1982 San Marino GP (Pironi-Villeneuve)
Event

1982 San Marino GP (Pironi-Villeneuve)

section:event
The 1982 San Marino Grand Prix, held on 25 April 1982 at the Autodromo Dino Ferrari in Imola, Italy, stands as one of the most bitterly disputed races in Formula One history. What should have been a straightforward Ferrari one-two became the flashpoint for a rift between teammates Gilles Villeneuve and Didier Pironi that ended only with Villeneuve's death two weeks later.

The race was the fourth round of the 1982 Formula One World Championship. Its context was already politically charged. Following the 1982 Brazilian Grand Prix, Nelson Piquet and Keke Rosberg had been excluded after their cars were found to have used water tanks as ballast to remain under the minimum weight limit during race conditions while running lighter in qualifying. The Formula One Constructors' Association protested the decision and organised a boycott of the San Marino round.
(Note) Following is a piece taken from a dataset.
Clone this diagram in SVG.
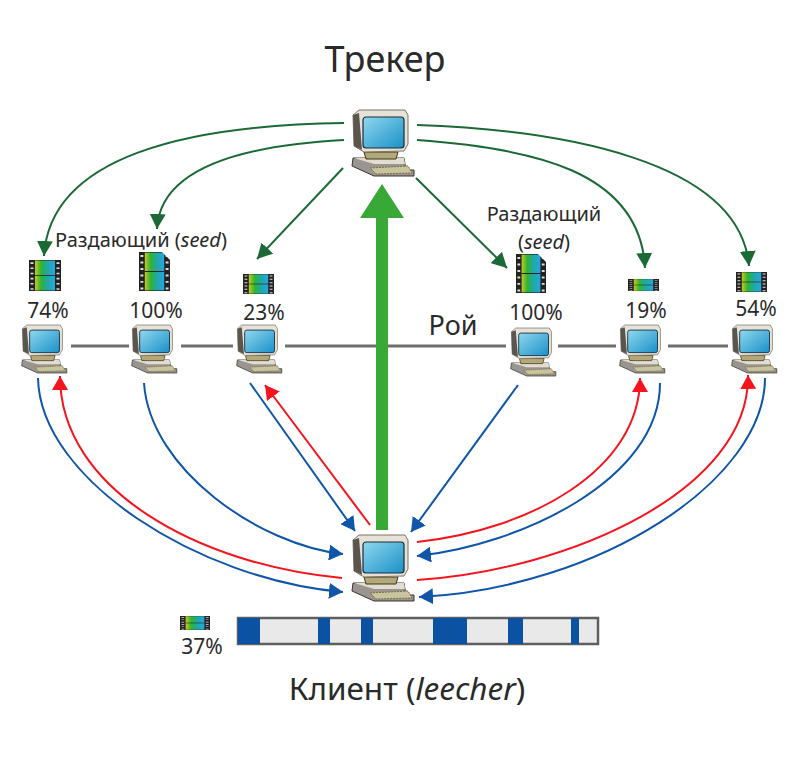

The FOCA-aligned teams — Brabham, McLaren, Williams, and Lotus — withdrew. However, Tyrrell, Osella, ATS, and Toleman broke the boycott, citing sponsor obligations. They joined the FISA-aligned Ferrari, Renault, and Alfa Romeo teams. The result was a grid of just 14 cars from seven constructors. The boycott left a skeleton field in which Ferrari's dominance would prove nearly total, and in which a team order would become a catastrophe.

René Arnoux and Alain Prost (Renault) qualified first and second. Both retired during the race, handing Ferrari an uncontested front row. Gilles Villeneuve led Didier Pironi, with the third-placed Tyrrell of Michele Alboreto far enough behind that Ferrari issued an instruction to slow down and preserve the cars, minimising the risk of mechanical failure or fuel exhaustion.
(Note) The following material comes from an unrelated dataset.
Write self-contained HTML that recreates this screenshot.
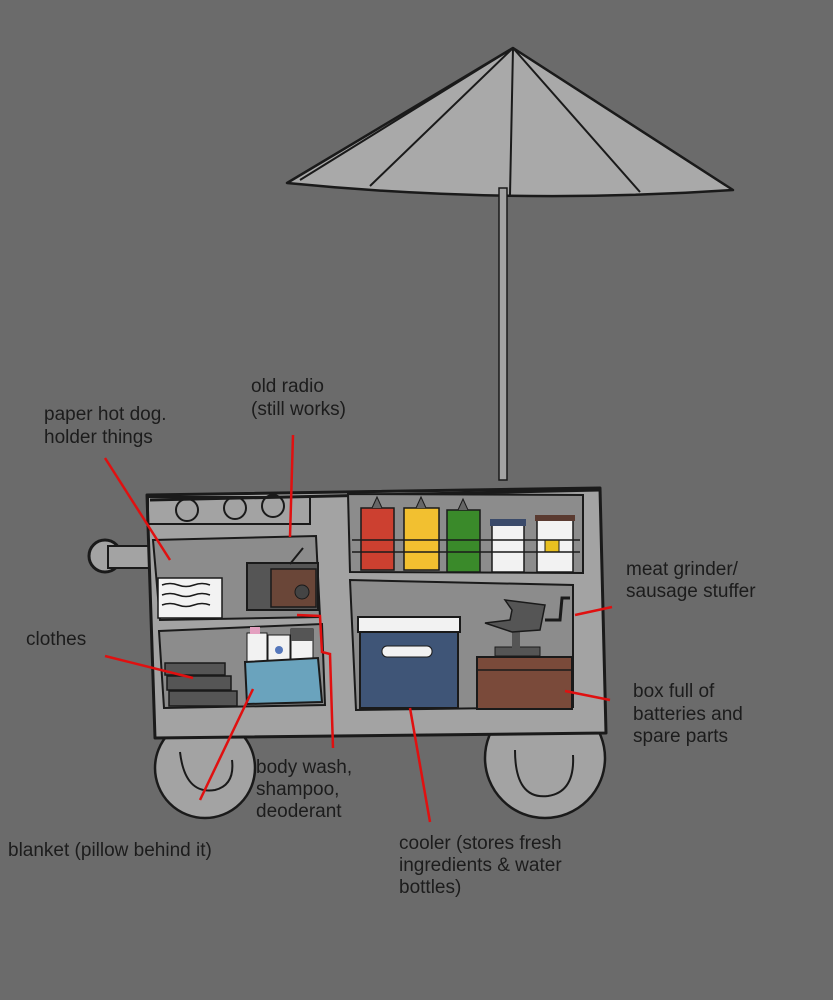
<!DOCTYPE html>
<html><head><style>
body{margin:0;background:#6b6b6b;}
svg{display:block}
text{font-family:"Liberation Sans",sans-serif;font-size:19px;fill:#1c1c1c;}
</style></head><body>
<svg width="833" height="1000" viewBox="0 0 833 1000">
<rect width="833" height="1000" fill="#6b6b6b"/>
<!-- umbrella -->
<path d="M513,48 L287,183 Q510,205 733,190 Z" fill="#a9a9a9" stroke="#1a1a1a" stroke-width="2.5" stroke-linejoin="round"/>
<path d="M513,48 L370,186 M513,48 L510,195 M513,48 L640,192 M513,48 L300,180 M513,48 L725,185" stroke="#1a1a1a" stroke-width="2" fill="none"/>
<rect x="499" y="188" width="8" height="292" fill="#a3a3a3" stroke="#1a1a1a" stroke-width="1.5"/>
<!-- wheels -->
<circle cx="205" cy="768" r="50" fill="#a3a3a3" stroke="#1a1a1a" stroke-width="2.5"/>
<path d="M180,752 Q185,795 215,790 Q235,785 232,760" fill="none" stroke="#1a1a1a" stroke-width="2"/>
<circle cx="545" cy="758" r="60" fill="#a3a3a3" stroke="#1a1a1a" stroke-width="2.5"/>
<path d="M515,750 Q515,800 548,796 Q575,792 573,755" fill="none" stroke="#1a1a1a" stroke-width="2"/>
<!-- handle -->
<circle cx="105" cy="556" r="16" fill="#a3a3a3" stroke="#1a1a1a" stroke-width="3"/>
<rect x="108" y="546" width="42" height="22" fill="#a3a3a3" stroke="#1a1a1a" stroke-width="2"/>
<!-- body -->
<path d="M147,495 L600,488 L606,733 L155,738 Z" fill="#a3a3a3" stroke="#1a1a1a" stroke-width="3" stroke-linejoin="round"/>
<path d="M150,500 L600,490" stroke="#1a1a1a" stroke-width="3"/>
<rect x="148" y="497" width="162" height="27" fill="none" stroke="#1a1a1a" stroke-width="2"/>
<circle cx="187" cy="510" r="11" fill="none" stroke="#1a1a1a" stroke-width="2"/>
<circle cx="235" cy="508" r="11" fill="none" stroke="#1a1a1a" stroke-width="2"/>
<circle cx="273" cy="506" r="11" fill="none" stroke="#1a1a1a" stroke-width="2"/>
<!-- shelves -->
<path d="M153,540 L316,536 L320,617 L160,620 Z" fill="#8c8c8c" stroke="#1a1a1a" stroke-width="2"/>
<path d="M159,631 L322,624 L325,705 L164,708 Z" fill="#8c8c8c" stroke="#1a1a1a" stroke-width="2"/>
<path d="M348,494 L583,495 L583,573 L350,572 Z" fill="#8c8c8c" stroke="#1a1a1a" stroke-width="2"/>
<path d="M350,580 L573,585 L573,707 L356,710 Z" fill="#8c8c8c" stroke="#1a1a1a" stroke-width="2"/>
<!-- paper -->
<rect x="158" y="578" width="64" height="40" fill="#f2f2f2" stroke="#1a1a1a" stroke-width="1.5"/>
<path d="M162,585 q8,-3 16,0 t16,0 t16,0 M162,595 q8,-3 16,0 t16,0 t16,0 M162,605 q8,-3 16,0 t16,0 t16,0" stroke="#1a1a1a" fill="none" stroke-width="1.5"/>
<!-- radio -->
<rect x="247" y="563" width="71" height="47" fill="#555" stroke="#1a1a1a" stroke-width="2"/>
<rect x="271" y="569" width="45" height="38" fill="#6a4638" stroke="#1a1a1a" stroke-width="1.5"/>
<circle cx="302" cy="592" r="7" fill="#444" stroke="#1a1a1a"/>
<line x1="290" y1="564" x2="303" y2="548" stroke="#1a1a1a" stroke-width="2"/>
<!-- clothes -->
<rect x="165" y="663" width="60" height="12" fill="#555" stroke="#1a1a1a" stroke-width="1.5"/>
<rect x="167" y="676" width="64" height="14" fill="#555" stroke="#1a1a1a" stroke-width="1.5"/>
<rect x="169" y="691" width="68" height="15" fill="#555" stroke="#1a1a1a" stroke-width="1.5"/>
<!-- bottles -->
<rect x="247" y="633" width="20" height="30" fill="#f2f2f2" stroke="#1a1a1a"/>
<rect x="250" y="627" width="10" height="7" fill="#e4a0c0"/>
<rect x="268" y="635" width="22" height="28" fill="#f2f2f2" stroke="#1a1a1a"/>
<circle cx="279" cy="650" r="4" fill="#5577bb"/>
<rect x="291" y="629" width="22" height="33" fill="#f2f2f2" stroke="#1a1a1a"/>
<rect x="291" y="629" width="22" height="12" fill="#555"/>
<!-- blanket -->
<path d="M245,662 L318,658 L322,702 L247,704 Z" fill="#6aa3bd" stroke="#1a1a1a" stroke-width="2"/>
<!-- condiments -->
<rect x="361" y="508" width="33" height="62" fill="#cc4030" stroke="#1a1a1a" stroke-width="1.5"/>
<rect x="404" y="508" width="35" height="62" fill="#f2c030" stroke="#1a1a1a" stroke-width="1.5"/>
<rect x="447" y="510" width="33" height="62" fill="#3a8a2a" stroke="#1a1a1a" stroke-width="1.5"/>
<path d="M372,508 L377,497 L382,508 M416,508 L421,497 L426,508 M458,510 L463,499 L468,510" fill="#666" stroke="#1a1a1a"/>
<rect x="492" y="523" width="32" height="49" fill="#f2f2f2" stroke="#1a1a1a" stroke-width="1.5"/>
<rect x="490" y="519" width="36" height="7" fill="#3a4a6a"/>
<rect x="537" y="518" width="36" height="54" fill="#f2f2f2" stroke="#1a1a1a" stroke-width="1.5"/>
<rect x="535" y="515" width="40" height="6" fill="#5a3a30"/>
<rect x="545" y="540" width="14" height="12" fill="#e8c020" stroke="#1a1a1a"/>
<path d="M352,540 L580,540 M352,552 L580,552" stroke="#1a1a1a" stroke-width="1.5"/>
<!-- cooler -->
<rect x="360" y="618" width="98" height="90" fill="#3f5577" stroke="#1a1a1a" stroke-width="2"/>
<rect x="358" y="617" width="102" height="15" fill="#f2f2f2" stroke="#1a1a1a" stroke-width="2"/>
<rect x="382" y="646" width="50" height="11" rx="5" fill="#f2f2f2" stroke="#1a1a1a"/>
<!-- grinder & box -->
<rect x="477" y="657" width="95" height="52" fill="#7a4a3a" stroke="#1a1a1a" stroke-width="2"/>
<line x1="477" y1="670" x2="572" y2="670" stroke="#1a1a1a" stroke-width="1.5"/>
<rect x="495" y="647" width="45" height="9" fill="#555" stroke="#1a1a1a"/>
<rect x="512" y="630" width="8" height="18" fill="#555"/>
<path d="M485,623 L510,620 L512,610 L505,600 L545,605 L540,630 L512,632 Z" fill="#555" stroke="#1a1a1a" stroke-width="1.5"/>
<path d="M545,620 L560,620 L562,598 L570,598" stroke="#1a1a1a" stroke-width="3" fill="none"/>
<!-- red leader lines -->
<g stroke="#e01010" stroke-width="2.5" fill="none">
<path d="M105,458 L170,560"/>
<path d="M293,435 L290,537"/>
<path d="M105,656 L193,678"/>
<path d="M200,800 L253,689"/>
<path d="M297,615 L320,616 L322,652 L330,654 L333,748"/>
<path d="M410,708 L430,822"/>
<path d="M575,615 L612,607"/>
<path d="M565,691 L610,700"/>
</g>
<!-- labels -->
<text x="44" y="420">paper hot dog.</text>
<text x="44" y="443">holder things</text>
<text x="251" y="392">old radio</text>
<text x="251" y="415">(still works)</text>
<text x="26" y="645">clothes</text>
<text x="626" y="575">meat grinder/</text>
<text x="626" y="597">sausage stuffer</text>
<text x="633" y="697">box full of</text>
<text x="633" y="720">batteries and</text>
<text x="633" y="742">spare parts</text>
<text x="256" y="773">body wash,</text>
<text x="256" y="795">shampoo,</text>
<text x="256" y="817">deoderant</text>
<text x="8" y="856">blanket (pillow behind it)</text>
<text x="399" y="849">cooler (stores fresh</text>
<text x="399" y="871">ingredients &amp; water</text>
<text x="399" y="893">bottles)</text>
</svg>
</body></html>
Villeneuve interpreted the signal as an instruction to hold position for the remainder of the race, with himself ahead of Pironi. Pironi did not share that understanding. He passed Villeneuve. Villeneuve, believing Pironi was simply playing to the crowd to make the closing laps more dramatic, re-passed him — fully expecting Pironi to settle for second as any teammate would. On the final lap, however, Villeneuve failed to defend the inside line going into the Tosa corner, and Pironi swept through to take the win.
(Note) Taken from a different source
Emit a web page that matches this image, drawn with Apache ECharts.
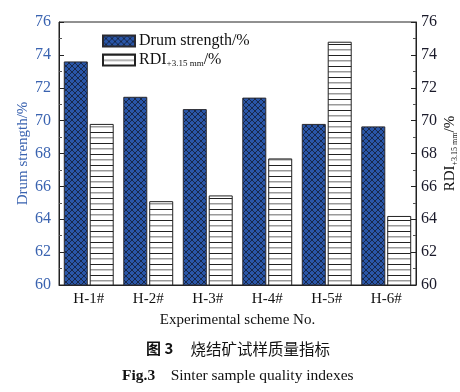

Pironi won. Villeneuve crossed the line second. Alboreto was third. Manfred Winkelhock was subsequently disqualified after his ATS-Ford was found underweight in post-race scrutineering.

Villeneuve was furious. He had understood the team's order as a guarantee of position, not a mutual licence to race. Standing on the podium, his expression was closed and distant. His words afterwards were unambiguous: "I'll never speak to Pironi again in my life."

Inside the Ferrari team, opinion was split over the precise meaning of the slow-down signal. That ambiguity did nothing to cool Villeneuve's anger. He was still not on speaking terms with Pironi when he died during qualifying for the Belgian Grand Prix at Zolder two weeks later, his anguished post-Imola state an inescapable part of the circumstances surrounding his death.

Pironi's overtake on the final lap is regarded as one of the most controversial moments in Formula One, a collision of competing interpretations of team orders that neither driver lived to fully resolve — Pironi himself suffered career-ending injuries later that same season.

Despite the majority of FOCA teams boycotting the race, the 1982 San Marino Grand Prix counted towards the World Championship. This was a source of further contention: two earlier races held during the FOCA–FISA war — the 1980 Spanish Grand Prix and the 1981 South African Grand Prix — had been downgraded to non-championship status after similar boycotts by manufacturer-aligned teams. The inconsistency in how championship status was applied remained a grievance among FOCA members well into the season.